King Leopold's Congo Free State was an economic, environmental, cultural, and human disaster for the Congo people. Historians estimate that 8-10 million persons perished from the violence, forced labor, and starvation caused by Leopold's lust for power and profits. When he died in 1909 at age 74, much of the world despised him. American poet Vachel Lindsay wrote this epitaph:

Listen to the yell of Leopold's ghost
Burning in Hell for his hand-maimed host,
Hear how the demons chuckle and yell
Cutting his hands off, down in Hell.

For Discussion and Writing

  1. Describe the system of labor put into place by Leopold to gather ivory and wild rubber. Was this a form of slavery?
  2. How did Edmund Morel almost singlehandedly convince the world that something terrible was happening in King Leopold's Congo Free State?
  3. What was "the heart of darkness"?

For Further Information

Congo. The Catholic Encyclopedia.

The Congo. From Bertrand Russell's Freedom and Organization 1814-1914, Chapter XXXI, Imperialism (pp. 450-456 of the hardback version).

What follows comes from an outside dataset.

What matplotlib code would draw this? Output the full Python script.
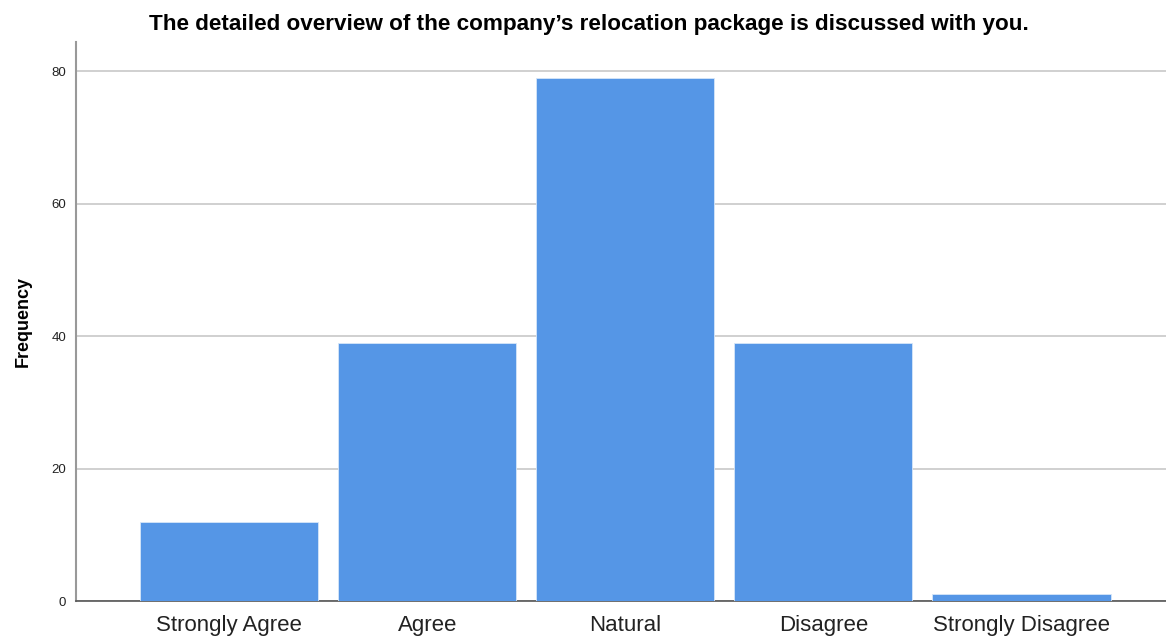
import matplotlib
matplotlib.use('Agg')
import matplotlib.pyplot as plt

# Dados
categorias = ['Strongly Agree', 'Agree', 'Natural', 'Disagree', 'Strongly Disagree']
frequencias = [12, 39, 79, 39, 1]
ticks_y = [0, 20, 40, 60, 80]

plt.rcParams['font.family'] = ['Liberation Sans', 'DejaVu Sans']

fig = plt.figure(figsize=(11.66, 6.37), dpi=100)
ax = fig.add_axes([0.0652, 0.0565, 0.9348, 0.8775])

# Barras
x = range(len(categorias))
ax.bar(x, frequencias, width=0.9, color='#5596E6', edgecolor='#D6E6F8', linewidth=0.6, zorder=3)

# Eixos e grade
ax.set_xlim(-0.773, 4.73)
ax.set_ylim(0, 84.4)
ax.set_yticks(ticks_y)
ax.set_yticklabels([str(t) for t in ticks_y], fontsize=9.5, color='#222222')
ax.set_xticks(list(x))
ax.set_xticklabels(categorias, fontsize=16, color='#222222')
ax.tick_params(axis='y', length=0, pad=7)
ax.tick_params(axis='x', length=0, pad=10)
ax.grid(axis='y', color='#C8C8C8', linewidth=1.2, zorder=0)
for lado in ['top', 'right']:
    ax.spines[lado].set_visible(False)
ax.spines['left'].set_color('#999999')
ax.spines['left'].set_linewidth(1.5)
ax.spines['bottom'].set_color('#555555')
ax.spines['bottom'].set_linewidth(1.2)

ax.set_ylabel('Frequency', fontsize=13, fontweight='bold', labelpad=14)
fig.text(0.505, 0.962, 'The detailed overview of the company\u2019s relocation package is discussed with you.',
         ha='center', va='center', fontsize=16.2, fontweight='bold')

plt.savefig('out.png', dpi=100)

Review Ghost of Adam Hochschild's King Leopold's Ghost.

A C T I V I T Y

Doing Business

The Congo Free State was an extreme example of one country exploiting another. Similar concerns arise today over the behavior of large corporations doing business in undeveloped countries. What standards should these corporations use for wages, worker safety, child labor, and environmental issues? Some argue that foreign corporations in undeveloped countries should use the same standards they employ elsewhere in the world. Anything less, they say, exploits workers and the environment. Others argue that corporations should honor the laws of their host country and do not need to bring other standards with them. Corporations, they say, offer much to poorer countries in terms of jobs, education, and economic development. They believe that putting restrictions on them would keep them away from these countries.

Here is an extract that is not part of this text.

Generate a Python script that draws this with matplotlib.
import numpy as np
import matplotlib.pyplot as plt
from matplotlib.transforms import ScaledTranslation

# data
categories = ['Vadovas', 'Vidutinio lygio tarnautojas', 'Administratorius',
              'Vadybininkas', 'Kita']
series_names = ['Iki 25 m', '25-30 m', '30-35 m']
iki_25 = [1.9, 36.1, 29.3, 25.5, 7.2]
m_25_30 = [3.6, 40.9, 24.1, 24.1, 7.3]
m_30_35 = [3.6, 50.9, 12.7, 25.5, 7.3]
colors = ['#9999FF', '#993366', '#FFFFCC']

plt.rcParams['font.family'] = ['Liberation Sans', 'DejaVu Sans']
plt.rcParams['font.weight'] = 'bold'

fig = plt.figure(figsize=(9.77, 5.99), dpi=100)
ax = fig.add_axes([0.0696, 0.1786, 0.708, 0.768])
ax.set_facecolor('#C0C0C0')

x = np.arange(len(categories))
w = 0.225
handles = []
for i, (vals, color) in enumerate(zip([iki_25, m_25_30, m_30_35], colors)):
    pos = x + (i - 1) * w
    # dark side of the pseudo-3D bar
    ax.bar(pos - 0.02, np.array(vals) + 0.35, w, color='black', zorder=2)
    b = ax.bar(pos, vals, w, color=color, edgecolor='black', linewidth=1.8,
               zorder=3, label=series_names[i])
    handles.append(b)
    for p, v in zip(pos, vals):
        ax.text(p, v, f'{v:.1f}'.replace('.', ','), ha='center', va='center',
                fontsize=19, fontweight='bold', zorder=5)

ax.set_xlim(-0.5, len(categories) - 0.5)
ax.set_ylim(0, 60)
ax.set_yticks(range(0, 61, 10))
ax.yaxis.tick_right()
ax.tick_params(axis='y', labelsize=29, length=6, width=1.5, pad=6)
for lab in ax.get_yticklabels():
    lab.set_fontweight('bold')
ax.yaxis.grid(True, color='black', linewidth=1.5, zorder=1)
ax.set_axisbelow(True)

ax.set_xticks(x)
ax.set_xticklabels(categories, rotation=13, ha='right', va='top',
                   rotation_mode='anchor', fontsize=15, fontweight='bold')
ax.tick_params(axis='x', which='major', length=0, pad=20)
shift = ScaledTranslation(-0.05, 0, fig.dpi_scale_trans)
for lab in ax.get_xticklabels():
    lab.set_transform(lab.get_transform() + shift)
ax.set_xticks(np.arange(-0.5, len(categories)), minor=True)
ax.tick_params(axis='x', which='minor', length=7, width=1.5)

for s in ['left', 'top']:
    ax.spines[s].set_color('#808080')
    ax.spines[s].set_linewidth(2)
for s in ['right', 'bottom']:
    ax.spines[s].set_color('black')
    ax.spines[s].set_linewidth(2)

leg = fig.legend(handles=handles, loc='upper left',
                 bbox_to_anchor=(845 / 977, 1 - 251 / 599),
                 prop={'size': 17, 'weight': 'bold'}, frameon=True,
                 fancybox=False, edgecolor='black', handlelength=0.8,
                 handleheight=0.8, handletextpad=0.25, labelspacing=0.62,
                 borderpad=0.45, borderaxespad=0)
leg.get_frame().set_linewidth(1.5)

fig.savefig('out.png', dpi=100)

In this activity, role play a U.S. congressional committee deciding whether to impose standards on American corporations doing business in undeveloped countries.

  1. Divide students into small groups, each group role playing a congressional committee.
  2. Each group should discuss and decide whether the United States should impose standards in each of the following areas: wages, worker safety, child labor, and the environment.
  3. The groups should report their decisions and the reasons for them to the whole class.